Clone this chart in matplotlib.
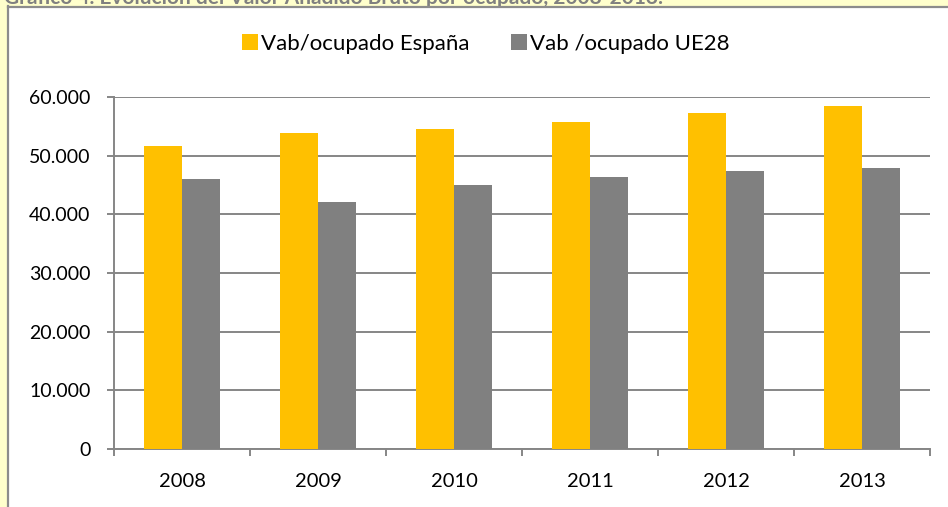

--

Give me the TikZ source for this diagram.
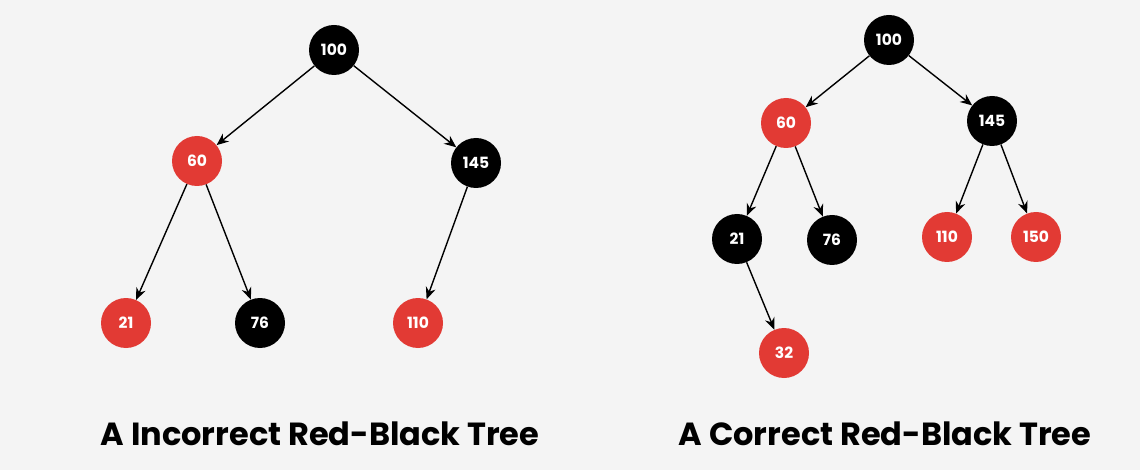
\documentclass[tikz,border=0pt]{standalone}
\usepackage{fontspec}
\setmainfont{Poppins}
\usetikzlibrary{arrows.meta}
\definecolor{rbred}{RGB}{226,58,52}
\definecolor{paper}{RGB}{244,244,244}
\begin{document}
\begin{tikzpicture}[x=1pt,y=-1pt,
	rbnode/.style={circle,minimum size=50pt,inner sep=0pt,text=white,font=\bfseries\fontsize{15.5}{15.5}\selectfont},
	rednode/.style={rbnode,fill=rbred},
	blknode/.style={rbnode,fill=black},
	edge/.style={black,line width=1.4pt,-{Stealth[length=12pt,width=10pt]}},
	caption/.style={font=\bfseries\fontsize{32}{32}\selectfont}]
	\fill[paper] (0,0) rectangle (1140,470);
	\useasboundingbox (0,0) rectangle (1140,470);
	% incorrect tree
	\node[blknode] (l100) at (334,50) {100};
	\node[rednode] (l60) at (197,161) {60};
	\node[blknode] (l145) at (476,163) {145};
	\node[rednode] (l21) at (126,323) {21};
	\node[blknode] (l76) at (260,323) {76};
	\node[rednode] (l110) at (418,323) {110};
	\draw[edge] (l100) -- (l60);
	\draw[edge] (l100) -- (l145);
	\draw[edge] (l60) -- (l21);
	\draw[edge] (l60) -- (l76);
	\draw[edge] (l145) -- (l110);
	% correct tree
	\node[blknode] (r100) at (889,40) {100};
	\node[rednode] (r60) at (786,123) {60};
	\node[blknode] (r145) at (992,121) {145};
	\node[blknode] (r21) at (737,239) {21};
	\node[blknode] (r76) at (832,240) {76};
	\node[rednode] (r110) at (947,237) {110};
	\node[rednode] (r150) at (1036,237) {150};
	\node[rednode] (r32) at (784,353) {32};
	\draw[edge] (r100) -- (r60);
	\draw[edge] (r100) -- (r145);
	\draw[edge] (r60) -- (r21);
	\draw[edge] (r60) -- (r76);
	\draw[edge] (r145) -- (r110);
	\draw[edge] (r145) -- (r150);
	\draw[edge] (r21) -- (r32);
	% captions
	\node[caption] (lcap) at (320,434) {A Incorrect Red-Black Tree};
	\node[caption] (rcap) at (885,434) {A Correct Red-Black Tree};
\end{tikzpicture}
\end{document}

--

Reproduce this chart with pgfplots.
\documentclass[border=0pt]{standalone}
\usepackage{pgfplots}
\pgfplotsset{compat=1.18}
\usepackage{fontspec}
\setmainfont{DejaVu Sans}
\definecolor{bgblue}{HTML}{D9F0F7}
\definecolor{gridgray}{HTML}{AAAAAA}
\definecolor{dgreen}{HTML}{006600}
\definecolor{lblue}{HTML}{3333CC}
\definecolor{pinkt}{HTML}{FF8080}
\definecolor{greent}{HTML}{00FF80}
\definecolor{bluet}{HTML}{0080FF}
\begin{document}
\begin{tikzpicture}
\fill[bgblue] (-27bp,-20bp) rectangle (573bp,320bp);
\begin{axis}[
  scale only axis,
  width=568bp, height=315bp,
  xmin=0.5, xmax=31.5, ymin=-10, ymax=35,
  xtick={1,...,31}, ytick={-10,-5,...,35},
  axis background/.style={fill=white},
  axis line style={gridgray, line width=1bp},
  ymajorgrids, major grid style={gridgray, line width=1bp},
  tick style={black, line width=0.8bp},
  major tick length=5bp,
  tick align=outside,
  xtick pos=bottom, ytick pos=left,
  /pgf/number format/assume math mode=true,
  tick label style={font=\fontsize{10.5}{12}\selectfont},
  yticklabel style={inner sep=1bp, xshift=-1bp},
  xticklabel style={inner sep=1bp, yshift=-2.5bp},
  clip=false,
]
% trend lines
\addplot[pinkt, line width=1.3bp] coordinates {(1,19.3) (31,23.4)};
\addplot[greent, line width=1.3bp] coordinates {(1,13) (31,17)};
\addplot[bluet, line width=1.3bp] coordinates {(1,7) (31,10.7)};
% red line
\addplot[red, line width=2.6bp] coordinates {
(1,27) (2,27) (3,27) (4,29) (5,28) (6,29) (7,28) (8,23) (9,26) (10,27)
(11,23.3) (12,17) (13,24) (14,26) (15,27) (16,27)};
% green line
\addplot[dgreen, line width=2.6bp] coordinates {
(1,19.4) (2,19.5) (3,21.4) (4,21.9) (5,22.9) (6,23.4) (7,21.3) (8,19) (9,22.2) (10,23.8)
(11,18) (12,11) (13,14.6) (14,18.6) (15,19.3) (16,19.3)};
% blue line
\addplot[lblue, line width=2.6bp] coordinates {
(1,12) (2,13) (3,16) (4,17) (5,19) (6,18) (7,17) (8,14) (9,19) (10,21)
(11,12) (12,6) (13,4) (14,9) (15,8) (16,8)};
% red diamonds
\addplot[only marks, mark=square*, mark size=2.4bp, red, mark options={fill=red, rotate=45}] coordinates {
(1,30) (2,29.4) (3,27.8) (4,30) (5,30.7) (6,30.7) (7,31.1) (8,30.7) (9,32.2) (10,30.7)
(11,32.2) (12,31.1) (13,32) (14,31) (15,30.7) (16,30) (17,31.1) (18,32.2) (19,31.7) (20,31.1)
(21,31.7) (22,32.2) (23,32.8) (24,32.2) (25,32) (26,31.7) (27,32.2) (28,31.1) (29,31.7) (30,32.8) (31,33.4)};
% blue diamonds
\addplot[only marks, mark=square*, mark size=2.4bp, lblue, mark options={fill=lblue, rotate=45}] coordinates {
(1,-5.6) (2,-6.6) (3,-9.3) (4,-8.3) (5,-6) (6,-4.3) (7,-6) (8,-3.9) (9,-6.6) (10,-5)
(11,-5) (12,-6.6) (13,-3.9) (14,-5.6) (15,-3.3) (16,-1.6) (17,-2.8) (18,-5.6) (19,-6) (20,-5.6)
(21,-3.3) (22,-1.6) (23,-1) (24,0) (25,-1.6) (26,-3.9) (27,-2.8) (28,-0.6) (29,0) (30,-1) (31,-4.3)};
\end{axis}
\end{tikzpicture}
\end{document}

**To do**
Read the data above. Pull out each line in which the string "this" appears.

**Written response**
Clone this chart in matplotlib.
Give me the TikZ source for this diagram.
Reproduce this chart with pgfplots.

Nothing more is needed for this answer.